Le Hamas stipule dans les conditions d’un cessez- le-feu le retrait complet des troupes israéliennes de Gaza et donc de la route Philadelphie. Pour Netanyahou, la zone frontière est «l’oxygène du Hamas. «L’axe du mal a besoin du corridor de Philadelphie et c’est pour cette même raison que nous devons contrôler le corridor de Philadelphie.» Son intransigeance sur le fait de garder le contrôle sur cette zone fait capoter toutes les négociations pour un cessez-le-feu, y compris quand le Hamas acceptait la proposition américaine. De son côté, Yoav Gallant, le ministre de la Défense, plaide pour un cessez-le-feu (pour le bien d’Israël, bien sûr) et affirme que le maintien de troupes sur l’axe Philadelphie n’est pas nécessaire. À la Knesset, Netanyahou est l’objet de critiques virulentes de certains parlementaires qui l’accusent d’empêcher tout accord afin d’assurer sa survie politique.

ET L’AVENIR ?

L’avenir est flou. L’Autorité palestinienne de Ramallah se dit prête à prendre la responsabilité du point de passage de Rafah. Si l’Égypte l’y encourage, Israël l’a d’emblée disqualifiée. Par ailleurs, les médias israéliens, dont le quotidien Haaretz, ont révélé en mai qu’Israël envisageait de transférer le contrôle de Rafah à une société de sécurité privée américaine. Cette perspective a été catégoriquement rejetée par le Comité des Forces nationales et islamiques en Palestine2.

Enfin, Omar Shaban, directeur du centre de recherches palestinien PalThink for Strategic Studies, penche pour une implication européenne avec le retour de l’EUBAM Rafah. Du point de vue palestinien, le pire des scénarios serait qu’Israël réoccupe la bande de Gaza, y ré-installe des colonies, se maintienne sur la route Philadelphie et administre le point de contrôle de Rafah. Un dénouement loin d’être improbable.

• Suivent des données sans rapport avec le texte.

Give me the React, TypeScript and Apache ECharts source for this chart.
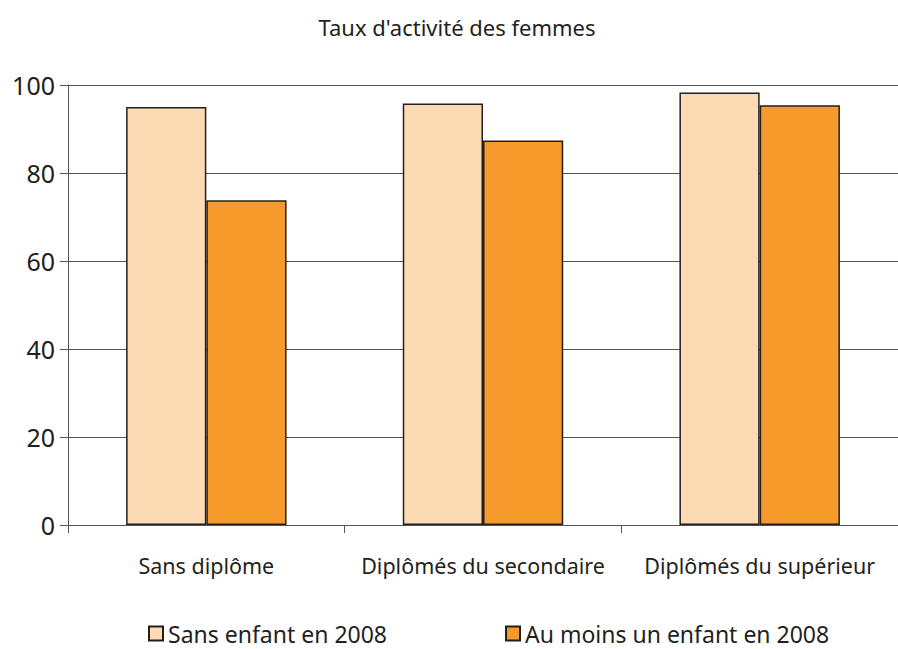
import React, { useEffect, useRef } from "react";
import * as echarts from "echarts";

const categories = ["Sans diplôme", "Diplômés du secondaire", "Diplômés du supérieur"];
const seriesNames = ["Sans enfant en 2008", "Au moins un enfant en 2008"];
const sansEnfant = [95.0, 95.8, 98.3];
const auMoinsUn = [73.8, 87.4, 95.4];
const yTicks = { min: 0, max: 100, interval: 20 };

export default function App() {
  const ref = useRef<HTMLDivElement>(null);
  useEffect(() => {
    const chart = echarts.init(ref.current!, null, { renderer: "svg" });
    const font = "'Noto Sans', sans-serif";
    chart.setOption({
      animation: false,
      backgroundColor: "#ffffff",
      title: {
        text: "Taux d'activité des femmes",
        left: 452,
        top: 11,
        textAlign: "center",
        textStyle: { fontFamily: font, fontSize: 22, fontWeight: "normal", color: "#231F20" },
      },
      legend: {
        data: seriesNames,
        bottom: -1,
        left: 143,
        icon: "rect",
        itemWidth: 14,
        itemHeight: 14,
        itemGap: 118,
        textStyle: { fontFamily: font, fontSize: 23, color: "#231F20" },
      },
      grid: { left: 68, top: 85, width: 837, height: 440, containLabel: false },
      xAxis: {
        type: "category",
        data: categories,
        axisLine: { lineStyle: { color: "#555555", width: 1 } },
        axisTick: { show: true, length: 8, lineStyle: { color: "#555555" } },
        axisLabel: { fontFamily: font, fontSize: 21.5, color: "#231F20", margin: 29, interval: 0 },
      },
      yAxis: {
        type: "value",
        min: yTicks.min,
        max: yTicks.max,
        interval: yTicks.interval,
        axisLine: { show: true, lineStyle: { color: "#555555", width: 1 } },
        axisTick: { show: true, length: 8, lineStyle: { color: "#555555" } },
        splitLine: { lineStyle: { color: "#555555", width: 1 } },
        axisLabel: { fontFamily: font, fontSize: 25, color: "#231F20", margin: 13 },
      },
      series: [
        {
          name: seriesNames[0],
          type: "bar",
          data: sansEnfant,
          barGap: "0%",
          barCategoryGap: "42%",
          itemStyle: { color: "#FCDAB4", borderColor: "#231F20", borderWidth: 1.5 },
        },
        {
          name: seriesNames[1],
          type: "bar",
          data: auMoinsUn,
          itemStyle: { color: "#F59A2B", borderColor: "#231F20", borderWidth: 1.5 },
        },
      ],
    });
    return () => chart.dispose();
  }, []);
  return <div ref={ref} style={{ width: 898, height: 649, position: "absolute", left: 0, top: 0 }} />;
}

1/ Libération, 30 mai 2024
2/ Coalition de 14 mouvements palestiniens, membres ou non de l’OLP, formée peu de temps après le déclenchement de la
deuxième Intifada. Elle analyse la situation en Palestine et réagi par voie de communiqués aux événements, appelant aussi à des mouvements de grève contre l’occupation.